━━━ EXTRACTED DATA

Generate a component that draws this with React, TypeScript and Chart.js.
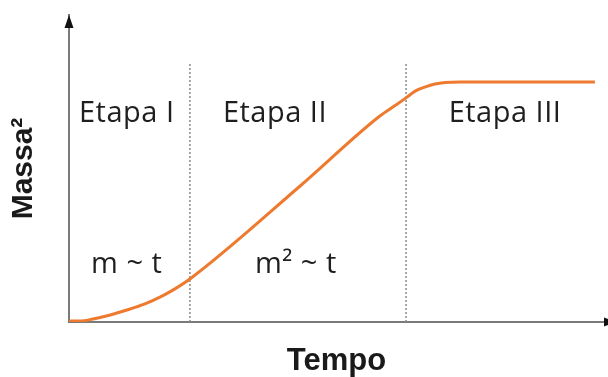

━━━━━━
━━━ EXTRACTED DATA

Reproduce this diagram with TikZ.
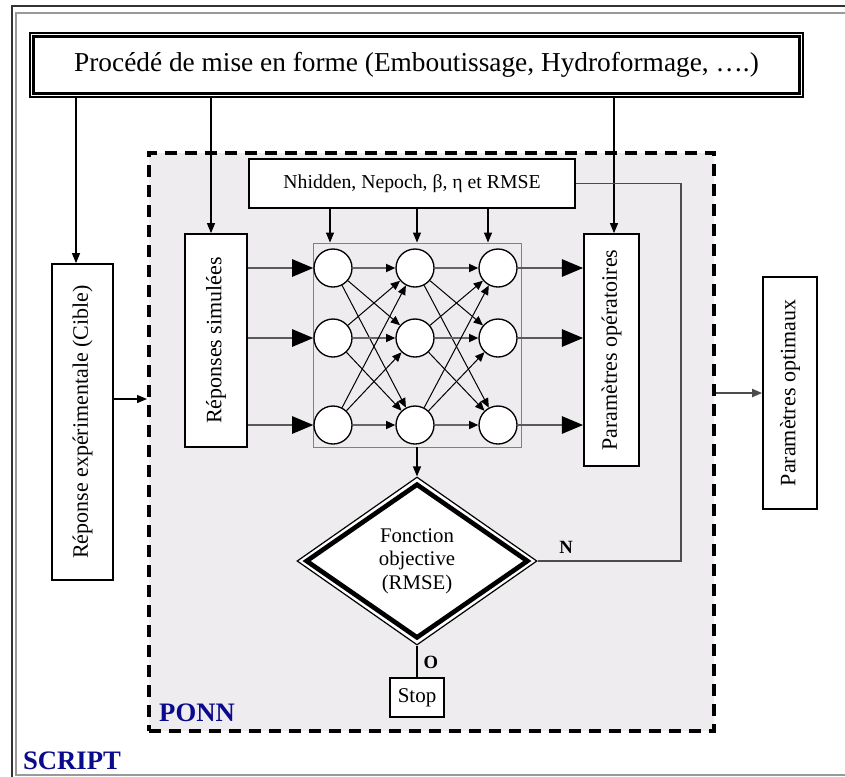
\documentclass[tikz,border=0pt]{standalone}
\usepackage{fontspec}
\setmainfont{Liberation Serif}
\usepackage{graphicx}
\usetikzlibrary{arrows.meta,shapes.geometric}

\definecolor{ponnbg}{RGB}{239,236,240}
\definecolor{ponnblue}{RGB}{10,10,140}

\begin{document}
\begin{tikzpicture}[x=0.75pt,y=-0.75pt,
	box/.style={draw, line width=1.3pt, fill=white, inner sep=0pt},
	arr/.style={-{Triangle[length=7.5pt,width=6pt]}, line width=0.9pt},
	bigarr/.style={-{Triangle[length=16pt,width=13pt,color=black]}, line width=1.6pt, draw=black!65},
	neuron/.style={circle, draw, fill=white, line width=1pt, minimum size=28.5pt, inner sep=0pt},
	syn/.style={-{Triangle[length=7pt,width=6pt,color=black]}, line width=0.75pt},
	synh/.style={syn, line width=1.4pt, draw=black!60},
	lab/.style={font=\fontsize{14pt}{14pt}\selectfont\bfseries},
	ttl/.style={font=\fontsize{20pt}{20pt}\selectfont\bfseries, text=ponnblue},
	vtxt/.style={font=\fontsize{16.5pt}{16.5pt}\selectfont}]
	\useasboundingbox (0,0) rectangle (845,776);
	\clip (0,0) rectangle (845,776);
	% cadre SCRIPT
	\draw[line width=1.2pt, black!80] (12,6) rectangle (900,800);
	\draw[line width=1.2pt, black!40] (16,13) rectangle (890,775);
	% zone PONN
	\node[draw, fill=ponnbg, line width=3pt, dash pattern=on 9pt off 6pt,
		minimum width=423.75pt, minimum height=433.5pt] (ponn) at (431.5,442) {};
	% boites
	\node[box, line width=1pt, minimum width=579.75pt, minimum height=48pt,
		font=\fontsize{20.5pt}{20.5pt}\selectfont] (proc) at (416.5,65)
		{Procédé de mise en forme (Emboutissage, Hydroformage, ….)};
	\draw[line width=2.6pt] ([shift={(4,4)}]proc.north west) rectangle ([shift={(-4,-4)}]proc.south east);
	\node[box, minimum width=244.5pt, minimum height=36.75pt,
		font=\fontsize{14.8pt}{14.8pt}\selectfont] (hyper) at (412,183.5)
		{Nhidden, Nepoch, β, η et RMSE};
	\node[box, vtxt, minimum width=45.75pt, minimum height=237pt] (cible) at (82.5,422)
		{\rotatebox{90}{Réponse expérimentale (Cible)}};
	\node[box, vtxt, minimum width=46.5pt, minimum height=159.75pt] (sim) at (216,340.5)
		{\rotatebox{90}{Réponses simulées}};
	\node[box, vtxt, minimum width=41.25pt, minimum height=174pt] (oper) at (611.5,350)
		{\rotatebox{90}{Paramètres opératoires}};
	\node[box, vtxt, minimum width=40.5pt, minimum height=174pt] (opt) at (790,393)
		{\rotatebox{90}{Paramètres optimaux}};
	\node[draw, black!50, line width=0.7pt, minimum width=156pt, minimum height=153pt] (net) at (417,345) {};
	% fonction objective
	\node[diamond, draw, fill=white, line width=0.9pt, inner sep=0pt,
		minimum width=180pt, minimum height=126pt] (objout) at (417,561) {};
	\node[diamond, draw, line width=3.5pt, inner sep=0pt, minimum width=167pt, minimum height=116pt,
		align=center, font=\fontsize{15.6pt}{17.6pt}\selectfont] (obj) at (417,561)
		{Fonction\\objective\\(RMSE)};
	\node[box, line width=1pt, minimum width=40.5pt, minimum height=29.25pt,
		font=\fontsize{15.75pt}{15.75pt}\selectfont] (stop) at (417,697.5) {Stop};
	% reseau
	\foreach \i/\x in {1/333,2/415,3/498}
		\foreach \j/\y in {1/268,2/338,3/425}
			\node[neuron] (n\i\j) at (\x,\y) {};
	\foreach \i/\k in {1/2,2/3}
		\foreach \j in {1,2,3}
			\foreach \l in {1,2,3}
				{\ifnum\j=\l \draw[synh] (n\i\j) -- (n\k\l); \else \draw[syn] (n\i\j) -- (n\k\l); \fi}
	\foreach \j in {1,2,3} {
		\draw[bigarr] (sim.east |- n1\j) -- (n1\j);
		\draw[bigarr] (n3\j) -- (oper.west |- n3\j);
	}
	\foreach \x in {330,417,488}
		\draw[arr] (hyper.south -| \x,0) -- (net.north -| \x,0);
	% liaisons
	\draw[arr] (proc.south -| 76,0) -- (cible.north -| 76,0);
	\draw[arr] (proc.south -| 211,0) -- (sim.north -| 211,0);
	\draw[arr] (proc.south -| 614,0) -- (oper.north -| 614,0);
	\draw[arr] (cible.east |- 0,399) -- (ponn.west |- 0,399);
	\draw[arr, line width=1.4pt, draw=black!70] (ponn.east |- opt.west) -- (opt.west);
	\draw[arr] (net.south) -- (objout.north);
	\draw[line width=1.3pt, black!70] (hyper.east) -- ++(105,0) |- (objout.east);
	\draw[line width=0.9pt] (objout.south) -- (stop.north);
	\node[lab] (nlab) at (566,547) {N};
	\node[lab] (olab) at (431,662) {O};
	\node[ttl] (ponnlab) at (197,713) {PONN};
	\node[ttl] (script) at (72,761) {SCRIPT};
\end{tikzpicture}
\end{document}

━━━━━━

Scan the listing above for the word "with" and show each line where it is found.

PROBLEM SOLUTION
Generate a component that draws this with React, TypeScript and Chart.js.
Reproduce this diagram with TikZ.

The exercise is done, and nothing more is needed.